### What to do
Give back every line exactly as it appears, pictures excluded.
[START Given material]
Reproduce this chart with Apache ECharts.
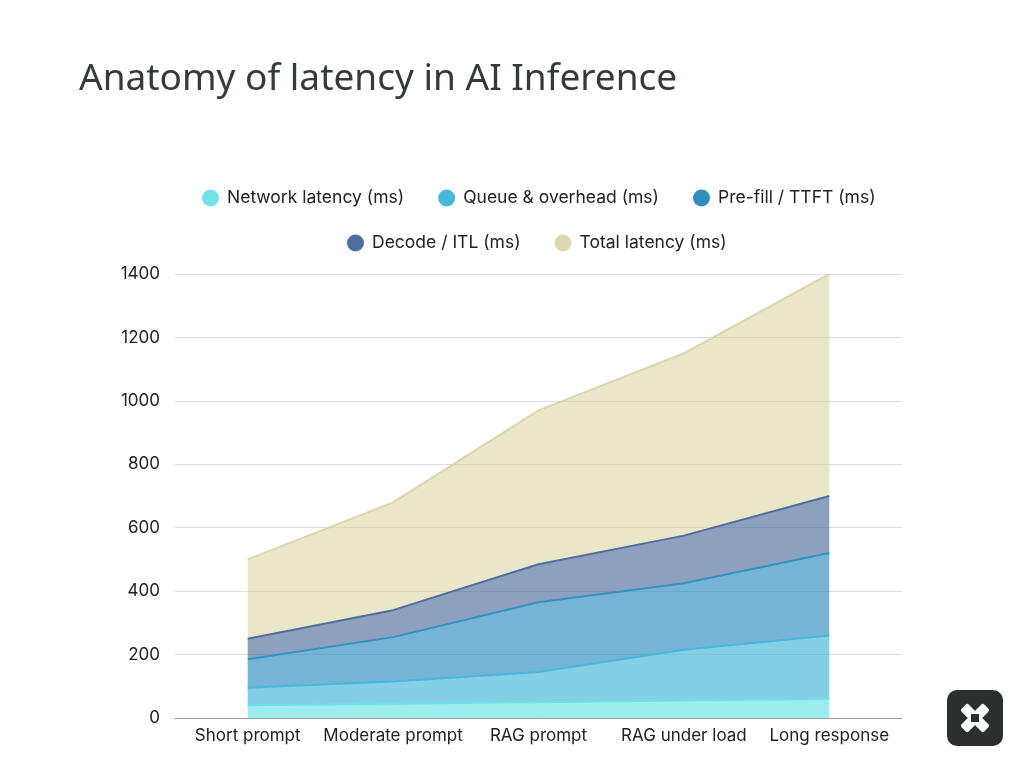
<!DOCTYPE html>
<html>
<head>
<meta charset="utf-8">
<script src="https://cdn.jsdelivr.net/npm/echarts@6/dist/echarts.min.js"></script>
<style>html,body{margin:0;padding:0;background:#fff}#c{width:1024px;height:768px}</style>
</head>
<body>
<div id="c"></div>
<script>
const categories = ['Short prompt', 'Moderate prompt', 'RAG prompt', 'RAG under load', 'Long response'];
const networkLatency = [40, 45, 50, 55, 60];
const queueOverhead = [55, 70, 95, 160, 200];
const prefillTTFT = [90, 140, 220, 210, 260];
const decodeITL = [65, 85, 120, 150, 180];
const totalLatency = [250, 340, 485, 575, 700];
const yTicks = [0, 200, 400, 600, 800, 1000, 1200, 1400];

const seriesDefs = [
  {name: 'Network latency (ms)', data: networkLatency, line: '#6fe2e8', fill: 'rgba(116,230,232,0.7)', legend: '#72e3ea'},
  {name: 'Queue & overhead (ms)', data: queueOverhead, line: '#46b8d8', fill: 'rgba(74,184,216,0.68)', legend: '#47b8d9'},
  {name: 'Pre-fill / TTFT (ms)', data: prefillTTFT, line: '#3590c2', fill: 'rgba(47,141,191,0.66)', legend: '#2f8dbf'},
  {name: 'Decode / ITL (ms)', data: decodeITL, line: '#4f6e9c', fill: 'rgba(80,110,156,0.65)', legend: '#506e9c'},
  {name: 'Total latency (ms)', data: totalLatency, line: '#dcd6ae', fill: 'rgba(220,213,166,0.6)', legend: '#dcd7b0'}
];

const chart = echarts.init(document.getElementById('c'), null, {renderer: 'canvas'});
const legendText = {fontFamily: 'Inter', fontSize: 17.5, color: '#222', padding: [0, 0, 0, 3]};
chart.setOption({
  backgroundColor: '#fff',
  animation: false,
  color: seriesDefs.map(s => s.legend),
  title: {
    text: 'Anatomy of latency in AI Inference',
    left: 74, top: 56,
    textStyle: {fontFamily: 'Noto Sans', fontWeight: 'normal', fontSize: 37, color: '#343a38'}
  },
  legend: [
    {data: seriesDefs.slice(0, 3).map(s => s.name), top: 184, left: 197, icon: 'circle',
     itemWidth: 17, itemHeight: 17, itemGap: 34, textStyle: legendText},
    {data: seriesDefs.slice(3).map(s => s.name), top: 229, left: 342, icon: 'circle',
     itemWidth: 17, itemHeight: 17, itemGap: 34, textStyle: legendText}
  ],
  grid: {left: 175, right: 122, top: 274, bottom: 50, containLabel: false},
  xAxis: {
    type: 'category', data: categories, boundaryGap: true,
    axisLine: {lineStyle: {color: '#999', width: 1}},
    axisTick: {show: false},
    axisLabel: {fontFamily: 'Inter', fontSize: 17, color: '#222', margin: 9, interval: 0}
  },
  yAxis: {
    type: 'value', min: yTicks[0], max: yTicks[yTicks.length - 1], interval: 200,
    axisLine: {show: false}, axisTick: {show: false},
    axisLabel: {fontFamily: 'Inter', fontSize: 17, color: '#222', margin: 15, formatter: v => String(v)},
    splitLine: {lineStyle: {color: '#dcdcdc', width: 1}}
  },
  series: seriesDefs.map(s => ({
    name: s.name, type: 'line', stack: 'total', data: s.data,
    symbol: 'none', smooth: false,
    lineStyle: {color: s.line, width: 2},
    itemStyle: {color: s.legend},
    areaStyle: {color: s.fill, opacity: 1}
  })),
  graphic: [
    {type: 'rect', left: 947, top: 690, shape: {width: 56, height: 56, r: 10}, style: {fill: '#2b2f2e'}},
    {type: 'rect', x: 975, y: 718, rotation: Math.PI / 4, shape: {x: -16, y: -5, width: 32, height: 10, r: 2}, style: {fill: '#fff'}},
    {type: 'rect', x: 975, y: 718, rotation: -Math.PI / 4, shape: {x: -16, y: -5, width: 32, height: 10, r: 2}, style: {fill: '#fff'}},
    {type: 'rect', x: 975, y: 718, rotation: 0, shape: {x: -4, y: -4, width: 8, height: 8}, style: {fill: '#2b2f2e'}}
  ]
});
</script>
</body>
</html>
[END Given material]
### Solved problem
Reproduce this chart with Apache ECharts.
<!DOCTYPE html>
<html>
<head>
<meta charset="utf-8">
<script src="https://cdn.jsdelivr.net/npm/echarts@6/dist/echarts.min.js"></script>
<style>html,body{margin:0;padding:0;background:#fff}#c{width:1024px;height:768px}</style>
</head>
<body>
<div id="c"></div>
<script>
const categories = ['Short prompt', 'Moderate prompt', 'RAG prompt', 'RAG under load', 'Long response'];
const networkLatency = [40, 45, 50, 55, 60];
const queueOverhead = [55, 70, 95, 160, 200];
const prefillTTFT = [90, 140, 220, 210, 260];
const decodeITL = [65, 85, 120, 150, 180];
const totalLatency = [250, 340, 485, 575, 700];
const yTicks = [0, 200, 400, 600, 800, 1000, 1200, 1400];

const seriesDefs = [
  {name: 'Network latency (ms)', data: networkLatency, line: '#6fe2e8', fill: 'rgba(116,230,232,0.7)', legend: '#72e3ea'},
  {name: 'Queue & overhead (ms)', data: queueOverhead, line: '#46b8d8', fill: 'rgba(74,184,216,0.68)', legend: '#47b8d9'},
  {name: 'Pre-fill / TTFT (ms)', data: prefillTTFT, line: '#3590c2', fill: 'rgba(47,141,191,0.66)', legend: '#2f8dbf'},
  {name: 'Decode / ITL (ms)', data: decodeITL, line: '#4f6e9c', fill: 'rgba(80,110,156,0.65)', legend: '#506e9c'},
  {name: 'Total latency (ms)', data: totalLatency, line: '#dcd6ae', fill: 'rgba(220,213,166,0.6)', legend: '#dcd7b0'}
];

const chart = echarts.init(document.getElementById('c'), null, {renderer: 'canvas'});
const legendText = {fontFamily: 'Inter', fontSize: 17.5, color: '#222', padding: [0, 0, 0, 3]};
chart.setOption({
  backgroundColor: '#fff',
  animation: false,
  color: seriesDefs.map(s => s.legend),
  title: {
    text: 'Anatomy of latency in AI Inference',
    left: 74, top: 56,
    textStyle: {fontFamily: 'Noto Sans', fontWeight: 'normal', fontSize: 37, color: '#343a38'}
  },
  legend: [
    {data: seriesDefs.slice(0, 3).map(s => s.name), top: 184, left: 197, icon: 'circle',
     itemWidth: 17, itemHeight: 17, itemGap: 34, textStyle: legendText},
    {data: seriesDefs.slice(3).map(s => s.name), top: 229, left: 342, icon: 'circle',
     itemWidth: 17, itemHeight: 17, itemGap: 34, textStyle: legendText}
  ],
  grid: {left: 175, right: 122, top: 274, bottom: 50, containLabel: false},
  xAxis: {
    type: 'category', data: categories, boundaryGap: true,
    axisLine: {lineStyle: {color: '#999', width: 1}},
    axisTick: {show: false},
    axisLabel: {fontFamily: 'Inter', fontSize: 17, color: '#222', margin: 9, interval: 0}
  },
  yAxis: {
    type: 'value', min: yTicks[0], max: yTicks[yTicks.length - 1], interval: 200,
    axisLine: {show: false}, axisTick: {show: false},
    axisLabel: {fontFamily: 'Inter', fontSize: 17, color: '#222', margin: 15, formatter: v => String(v)},
    splitLine: {lineStyle: {color: '#dcdcdc', width: 1}}
  },
  series: seriesDefs.map(s => ({
    name: s.name, type: 'line', stack: 'total', data: s.data,
    symbol: 'none', smooth: false,
    lineStyle: {color: s.line, width: 2},
    itemStyle: {color: s.legend},
    areaStyle: {color: s.fill, opacity: 1}
  })),
  graphic: [
    {type: 'rect', left: 947, top: 690, shape: {width: 56, height: 56, r: 10}, style: {fill: '#2b2f2e'}},
    {type: 'rect', x: 975, y: 718, rotation: Math.PI / 4, shape: {x: -16, y: -5, width: 32, height: 10, r: 2}, style: {fill: '#fff'}},
    {type: 'rect', x: 975, y: 718, rotation: -Math.PI / 4, shape: {x: -16, y: -5, width: 32, height: 10, r: 2}, style: {fill: '#fff'}},
    {type: 'rect', x: 975, y: 718, rotation: 0, shape: {x: -4, y: -4, width: 8, height: 8}, style: {fill: '#2b2f2e'}}
  ]
});
</script>
</body>
</html>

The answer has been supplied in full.